Army of Zero
- Designers: Point Zero Games
- Publishers: Point Zero Games
- Players: 2
- Setup time: 1–5 minutes
- Playing time: 10-15 minutes
- Chance: Medium
- Age range: 7+

= Army of Zero =

Puzzle and two-player card game

Army of Zero is a puzzle and two-player card game, published by Point Zero Games. Army of Zero is both a card game and an armchair treasure hunt, similar in concept to Masquerade and The Key To The Kingdom. A cash prize was on offer to the person who could provide the best solution to the puzzle. Army of Zero was launched at Toy Fair 2009, held at ExCeL London in January 2009.

The game includes two six-sided dice and a deck of ninety-nine cards. The cards are made up of eighty-four character cards, eight attack/defend cards, six cards defining the rules and one card which acts as an entry form into the puzzle competition.

==Card game==

The cards can be used to play a two-player game. Each player receives ten character cards, dealt at random. In each round, both players put forward one of their characters, and these two characters battle each other. In each round of combat, each player can choose to attack or defend, but no character can attack for more than two rounds in a row. Players can gain an advantage by successfully predicting whether their opponent will attack or defend.

The outcome of each round is determined by the rolling of six-sided dice and adding the appropriate character statistics. Each character card has four statistics: speed, combat, weapon and armour. Each of these is an integer number, and each can range between -2 and +2.
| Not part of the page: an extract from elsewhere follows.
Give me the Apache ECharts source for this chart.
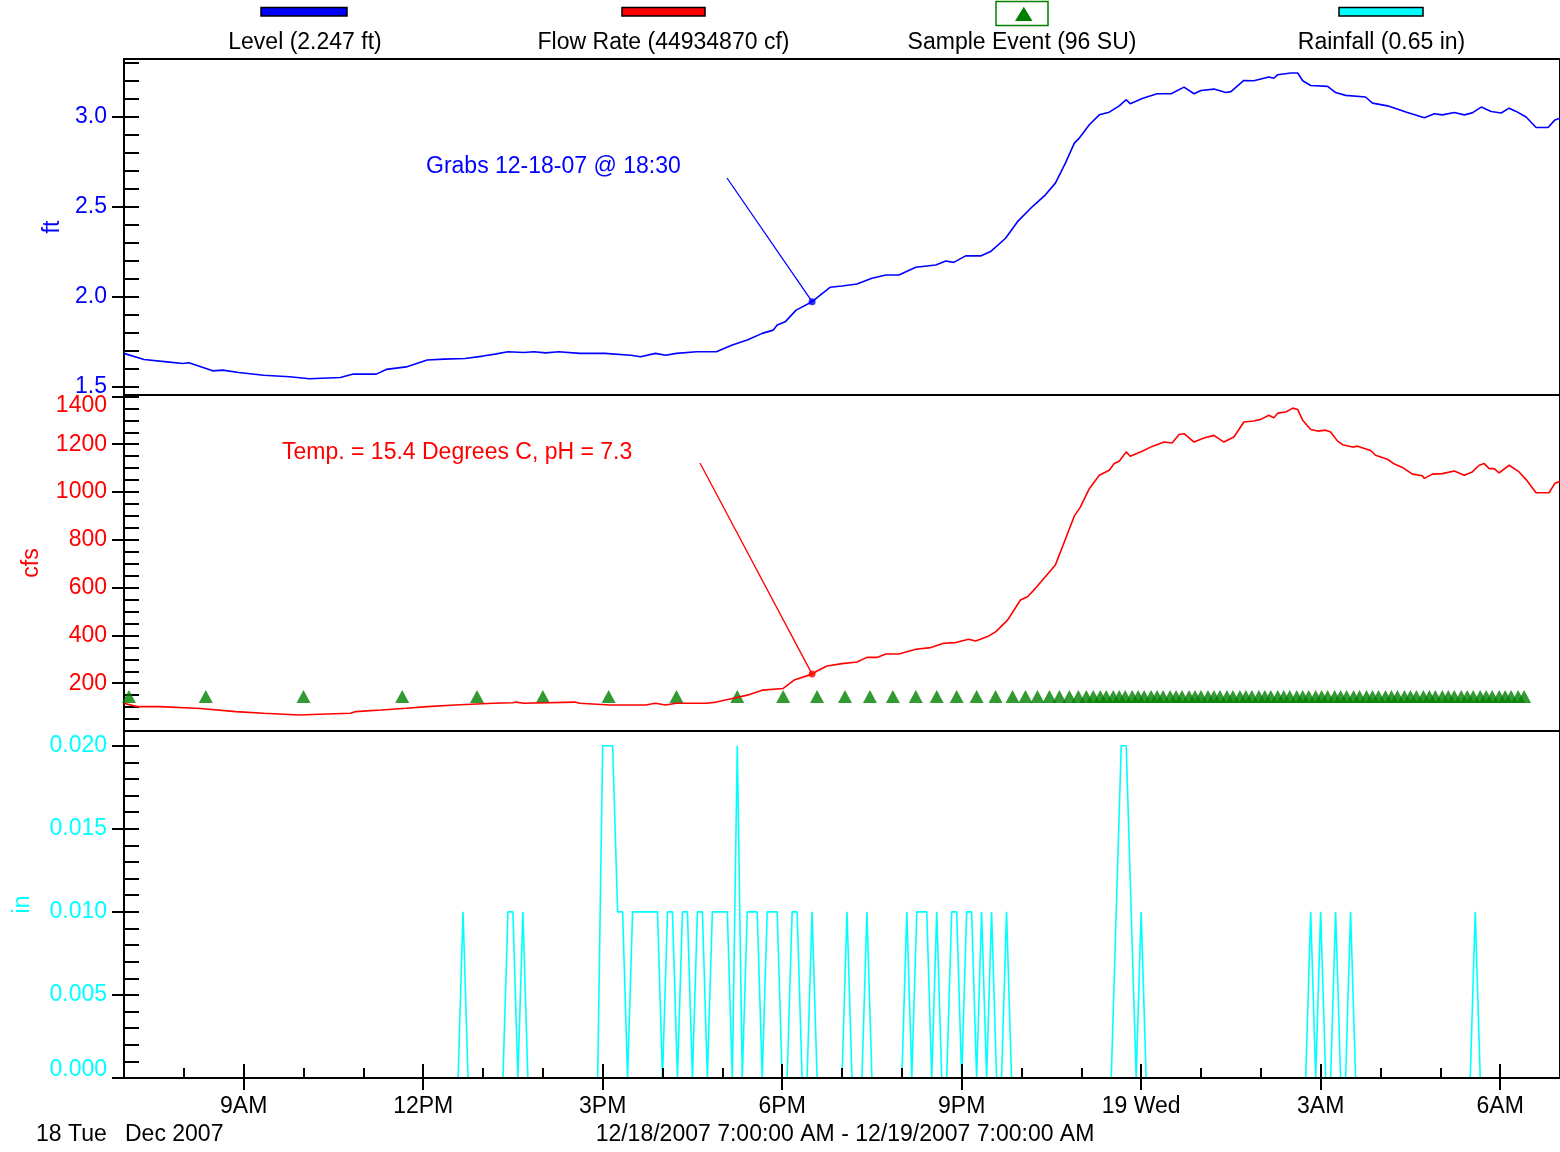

The statistics used to resolve combat depend on whether each player chose to attack or defend. When a character is defeated, he or she is out of the game. When all ten of a player's characters are defeated, the other player is the winner.

==Characters and puzzle==

Army of Zero has eighty-four character cards, depicting a series of odd fantasy characters. Each character is depicted as belonging to a particular "clan", each clan being named after an animal. The character designs are representative of the clans, so for example, the members of the Bat clan are all vampiric in appearance. Each character also has a name and a rank, or title. Each character's name is unique, but there are only five ranks; "Thegn", "Guardian", "Commander", "General" and "Lord".

The design of the eighty-four character cards includes a series of interconnected puzzles. The objective is to work out what the objective of the puzzle is, to solve it, and to submit the answer to Point Zero Games. A prize of £1,000 was on offer to the person providing the best solution by the closing date of April 30, 2010.

The puzzle was solved by Tim Pickup. The objective was to discover the identity of an implied missing character, General Voleda of the Crocodile Clan. Solving the puzzle required all eighty-four character cards, and part of the solution was related to arranging the cards in a particular configuration.